FRANCISCO LÓPEZ HERRERA

Francisco López Herrera, known as Currito, was born in Jimena in 1922 but he grew up in Estación de San Roque, where he spent his childhood and teenage years. After the war he had to flee to the mountains to avoid the same fate as his father, who was shot for defending the Republic. He had connections with the Communist Party of Spain, and he joined the guerrilla movement near Ronda and worked by providing supplies and as a link with the Fermín Galán Guerrilla Group.  He was injured by the Guardia Civil shortly after joining the guerrilla movement and nearly died, but he did recover and rejoined the fight. He was arrested on 18th July 1949 and tried in Seville with ten others. Of those 11, seven were shot but four, including Francisco, had their sentences reduced to life imprisonment. He was sent to jail in Burgos, where he spent the first year in isolation. He was released in 1966. He returned to San Roque, where his girlfriend Ana was waiting for him, and he lived with her until his death in 2009. A lifelong communist, he used to say that if necessary he was prepared to take to the mountains again.

FRANCISCA LOBATO DOMÍNGUEZ

Francisca Lobato Domínguez was seven and living with her parents and two siblings when the war started. Her father, Roque, was executed by the Francoist troops who seized La Sauceda. There, near the church, he was buried clandestinely by his executioners. His wife and children were taken, with the rest of the inhabitants, to El Marrufo estate, where they were detained. Francisca vividly remembers the chapel in which the women and children were kept, and the cries of the prisoners who were taken out to be shot.
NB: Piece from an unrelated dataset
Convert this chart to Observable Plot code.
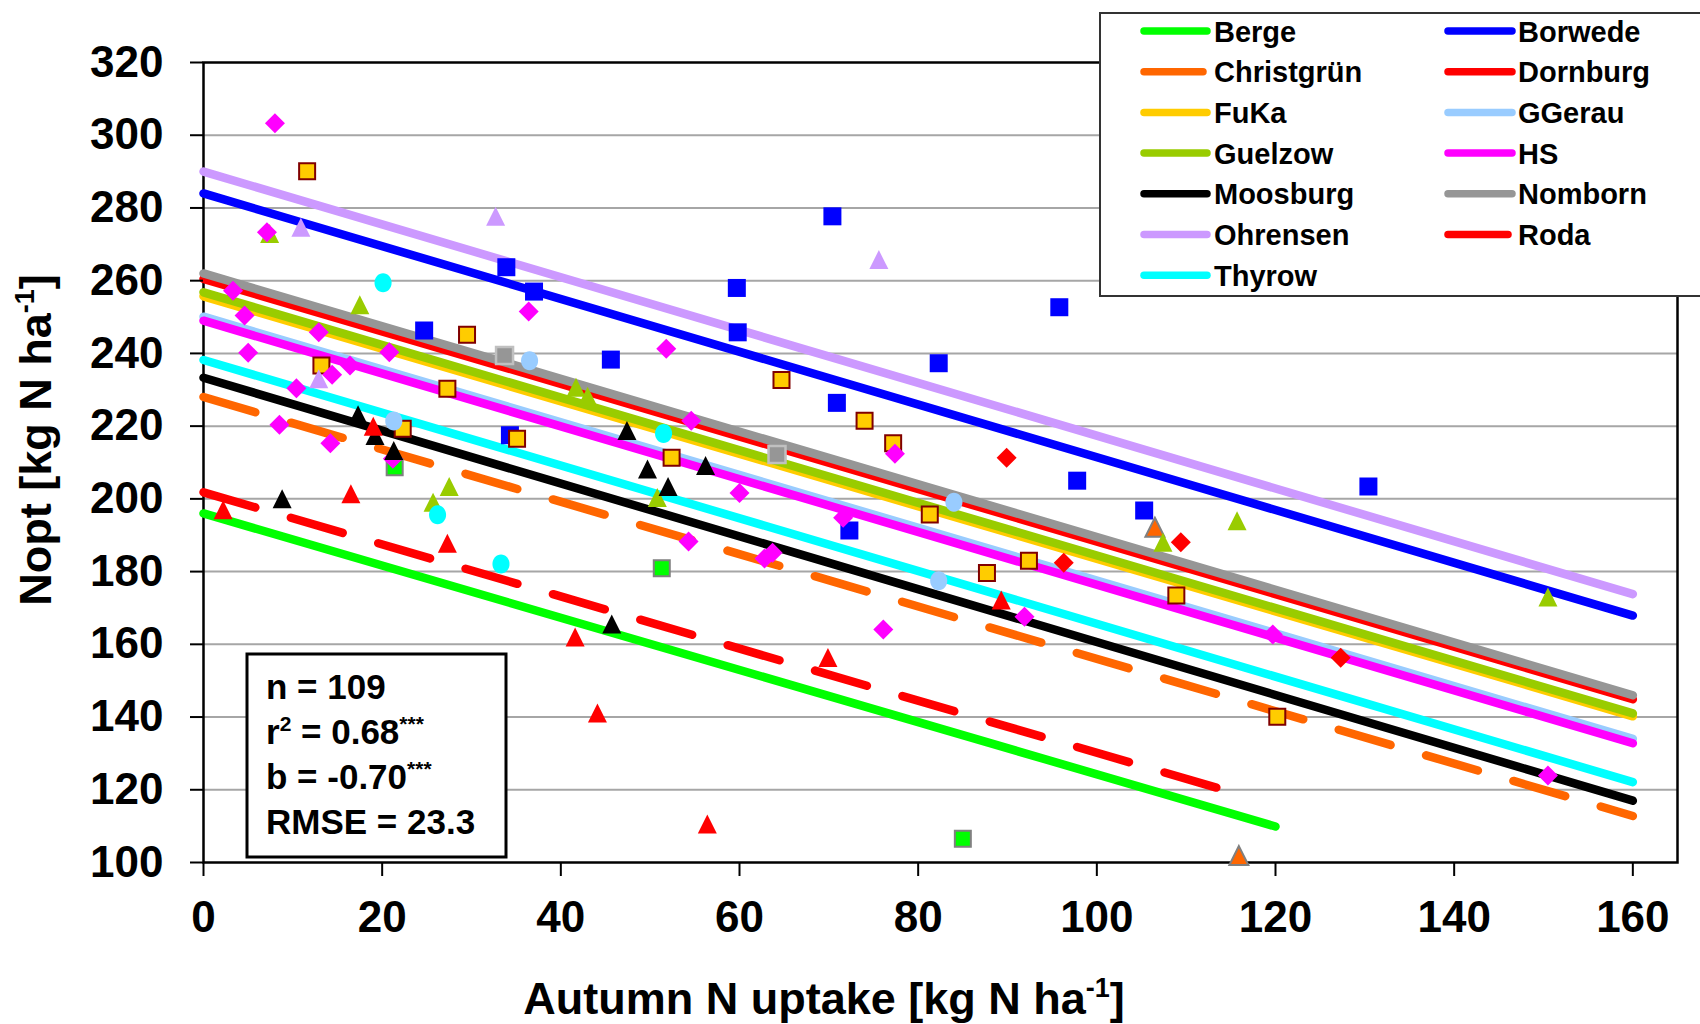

She also remembers how her mother, by then a widow, went to live near Castellar and tried to make a living by selling things. She would walk between Jimena and La Línea to sell her goods and earn money to feed her children. Neither her mother nor Francisca ever forgot what had happened and some years after the dictator’s death Francisca was able to give her father’s remains a dignified burial. Somebody had placed a piece of stone on the place where he had been buried, and they were able to locate it. The assassins had failed in their attempt to wipe out forever the traces of their crime.